0
0
KafkaConceptBeginner · 4 min read

What is CDC with Kafka: Change Data Capture Explained

Change Data Capture (CDC) with Kafka is a method to track and stream database changes in real time using Kafka topics. It captures inserts, updates, and deletes from a database and sends them as events to Kafka for processing or syncing with other systems.
⚙️

How It Works

Imagine you have a notebook where you write down every change you make to your bank account balance. CDC with Kafka works similarly by recording every change made to a database. Instead of checking the whole database repeatedly, it only notes what changed.

Kafka acts like a post office that delivers these change messages to different places that need them, such as analytics tools or other databases. This way, systems stay updated instantly without heavy data copying.

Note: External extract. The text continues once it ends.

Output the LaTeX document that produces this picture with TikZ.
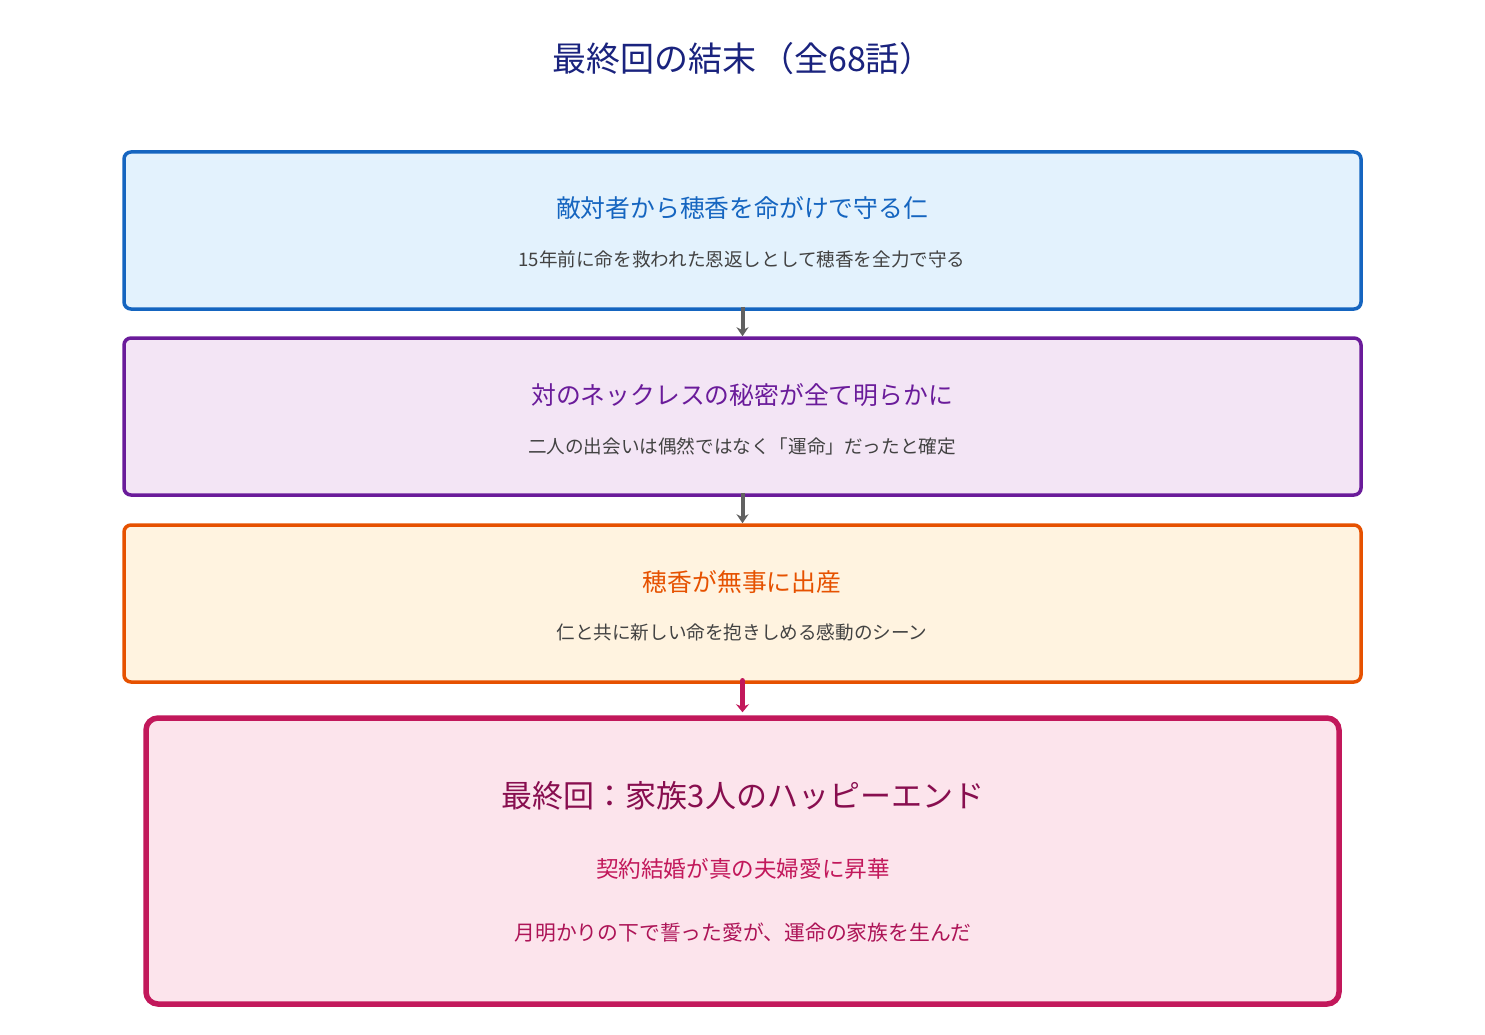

Technically, CDC tools read the database's transaction log or use triggers to detect changes, then send these changes as messages to Kafka topics. Consumers can then read these messages to update their own data stores or trigger actions.

💻

Example

This example shows how to use Debezium, a popular CDC connector, with Kafka to capture changes from a MySQL database and stream them to a Kafka topic.

json
{
  "name": "mysql-connector",
  "config": {
    "connector.class": "io.debezium.connector.mysql.MySqlConnector",
    "database.hostname": "localhost",
    "database.port": "3306",
    "database.user": "debezium",
    "database.password": "dbz",
    "database.server.id": 184054,
    "database.server.name": "dbserver1",
    "database.include.list": "inventory",
    "table.include.list": "inventory.customers",
    "database.history.kafka.bootstrap.servers": "localhost:9092",
    "database.history.kafka.topic": "schema-changes.inventory"
  }
}
Output
Connector mysql-connector started and capturing changes from MySQL database 'inventory' on table 'customers'. Changes appear as JSON messages in Kafka topic 'dbserver1.inventory.customers'.
🎯

When to Use

Use CDC with Kafka when you need real-time data synchronization between databases or systems without heavy batch jobs. It is ideal for keeping data warehouses, caches, search indexes, or microservices up to date instantly.

For example, an e-commerce site can use CDC to update inventory and order status across multiple services as soon as a customer places an order. It also helps in auditing changes or replicating data to cloud platforms.

Key Points

  • CDC captures only data changes, not full data snapshots.
  • Kafka streams these changes as events to multiple consumers.
  • It reduces load on source databases by avoiding full data reads.
  • Popular CDC tools like Debezium integrate easily with Kafka.
  • Useful for real-time analytics, syncing, and microservices communication.

Key Takeaways

CDC with Kafka streams database changes in real time as events.
It improves efficiency by sending only changes, not full data copies.
Debezium is a common tool to capture changes from databases into Kafka.
Use CDC for real-time syncing, analytics, and event-driven systems.
Kafka acts as a reliable message broker delivering change events to consumers.